Here is what Wikipedia (http://en.wikipedia.org/wiki/Master_Data_Management) defines Master Data Management:

In computing, master data management (MDM) comprises a set of processes and tools that consistently defines and manages the non-transactional data entities of an organization (which may include reference data). MDM has the objective of providing processes for collecting, aggregating, matching, consolidating, quality-assuring, persisting and distributing such data throughout an organization to ensure consistency and control in the ongoing maintenance and application use of this information.

The term recalls the concept of a master file from an earlier computing era. MDM is similar to, and some would say the same as, virtual or federated database management.

Issues

At a basic level, MDM seeks to ensure that an organization does not use multiple (potentially inconsistent) versions of the same master data in different parts of its operations, which can occur in large organizations.

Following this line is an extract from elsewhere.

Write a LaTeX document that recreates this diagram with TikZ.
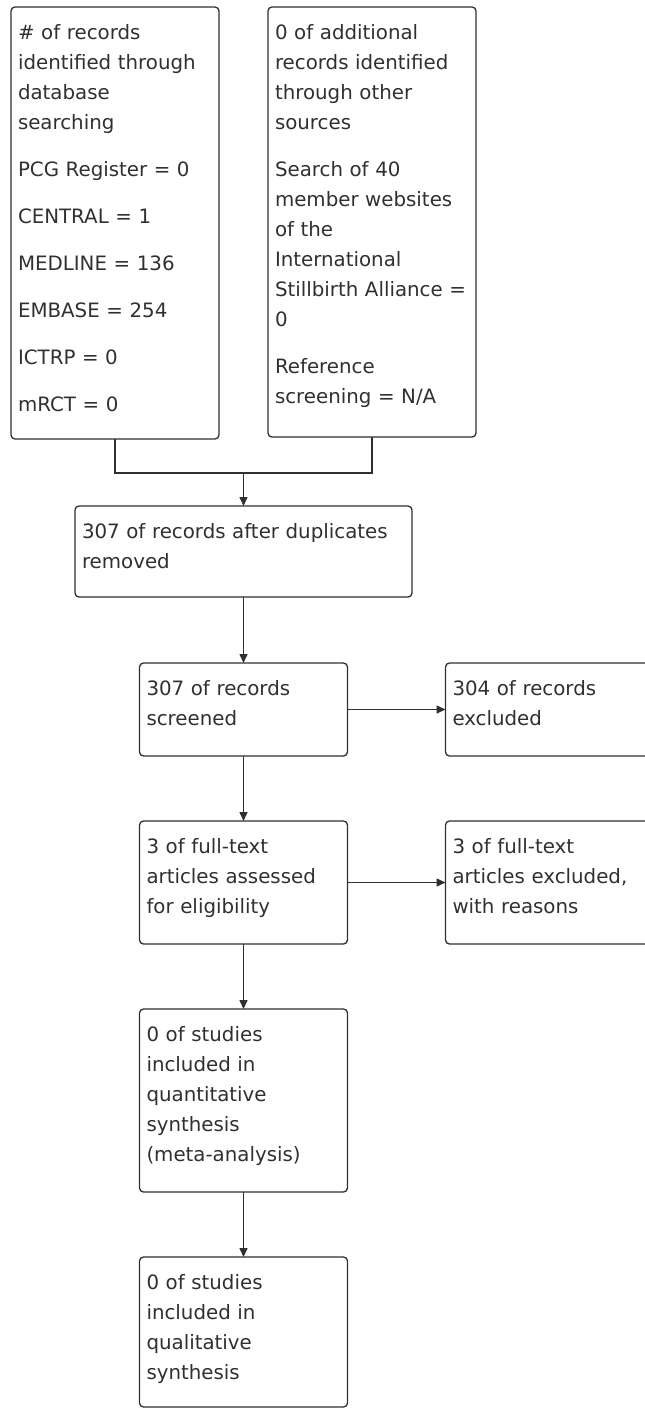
\documentclass[tikz,border=0pt]{standalone}
\usepackage{fontspec}
\setmainfont{DejaVu Sans}
\usepackage{xcolor}
\usepackage{tikz}
\usetikzlibrary{arrows.meta, positioning, calc}

\definecolor{ink}{HTML}{303030}

\begin{document}
\begin{tikzpicture}[
    x=1pt, y=-1pt,
    stage/.style={draw=ink, text=ink, line width=1.3pt, rounded corners=4pt, align=left,
        font=\fontsize{19.8pt}{30pt}\selectfont, inner xsep=7pt, inner ysep=0pt, outer sep=0pt,
        text height=32pt},
    link/.style={draw=ink, line width=1.5pt},
    flow/.style={link, -{Triangle[length=9pt, width=8pt]}}
]
\useasboundingbox (0,0) rectangle (645,1408);
\clip (0,0) rectangle (645,1408);

\node[stage, anchor=north west, text width=194pt, text depth=400pt] (dbs) at (11,7)
    {\# of records\\identified through\\database\\searching\\[17pt]PCG Register = 0\\[17pt]CENTRAL = 1\\[17pt]MEDLINE = 136\\[17pt]EMBASE = 254\\[17pt]ICTRP = 0\\[17pt]mRCT = 0};
\node[stage, right=49pt of dbs.north east, anchor=north west, text width=194pt, text depth=398pt] (other)
    {0 of additional\\records identified\\through other\\sources\\[17pt]Search of 40\\member websites\\of the\\International\\Stillbirth Alliance =\\0\\[17pt]Reference\\screening = N/A};
\node[stage, anchor=north, text width=323pt, text depth=59pt] (dedup) at (243.5,506)
    {307 of records after duplicates\\removed};
\node[stage, below=66pt of dedup, text width=194pt, text depth=61pt] (screen)
    {307 of records\\screened};
\node[stage, right=98pt of screen, text width=194pt, text depth=61pt] (excl)
    {304 of records\\excluded};
\node[stage, below=65pt of screen, text width=194pt, text depth=91pt] (elig)
    {3 of full-text\\articles assessed\\for eligibility};
\node[stage, right=98pt of elig, text width=194pt, text depth=91pt] (ftexcl)
    {3 of full-text\\articles excluded,\\with reasons};
\node[stage, below=65pt of elig, text width=194pt, text depth=151pt] (quant)
    {0 of studies\\included in\\quantitative\\synthesis\\(meta-analysis)};
\node[stage, below=65pt of quant, text width=194pt, text depth=118pt] (qual)
    {0 of studies\\included in\\qualitative\\synthesis};

% merge the two sources
\coordinate (merge) at ([yshift=33pt]dedup.north);
\draw[link] (dbs.south) |- (merge) -| (other.south);
\draw[flow] (merge) -- (dedup);

\draw[flow] (dedup) -- (screen);
\draw[flow] (screen) -- (excl);
\draw[flow] (screen) -- (elig);
\draw[flow] (elig) -- (ftexcl);
\draw[flow] (elig) -- (quant);
\draw[flow] (quant) -- (qual);
\end{tikzpicture}
\end{document}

Other problems include (for example) issues with the quality of data, consistent classification and identification of data, and data-reconciliation issues.

One of the most common reasons some large corporations experience massive issues with MDM is growth through mergers and acquisitions. Two organizations which merge will typically create an entity with duplicate master data (since each likely had at least one master database of its own prior to the merger).

Solutions

Processes commonly seen in MDM solutions include source identification, data collection, data transformation, normalization, rule administration, error detection and correction, data consolidation, data storage, data distribution, and data governance.

The tools include data networks, file systems, a data warehouse, data marts, an operational data store, data mining, data analysis, data federation and data visualization.

The selection of entities considered for MDM depends somewhat on the nature of an organization. In the common case of commercial enterprises, MDM may apply to such entities as customer (Customer Data Integration), product (Product Information Management), employee, and vendor. MDM processes identify the sources from which to collect descriptions of these entities. In the course of transformation and normalization, administrators adapt descriptions to conform to standard formats and data domains, making it possible to remove duplicate instances of any entity. Such processes generally result in an organizational MDM repository, from which all requests for a certain entity instance produce the same description, irrespective of the originating sources and the requesting destinations.

Criticism of MDM Solutions

Large costs and low return on investment from major MDM solution providers.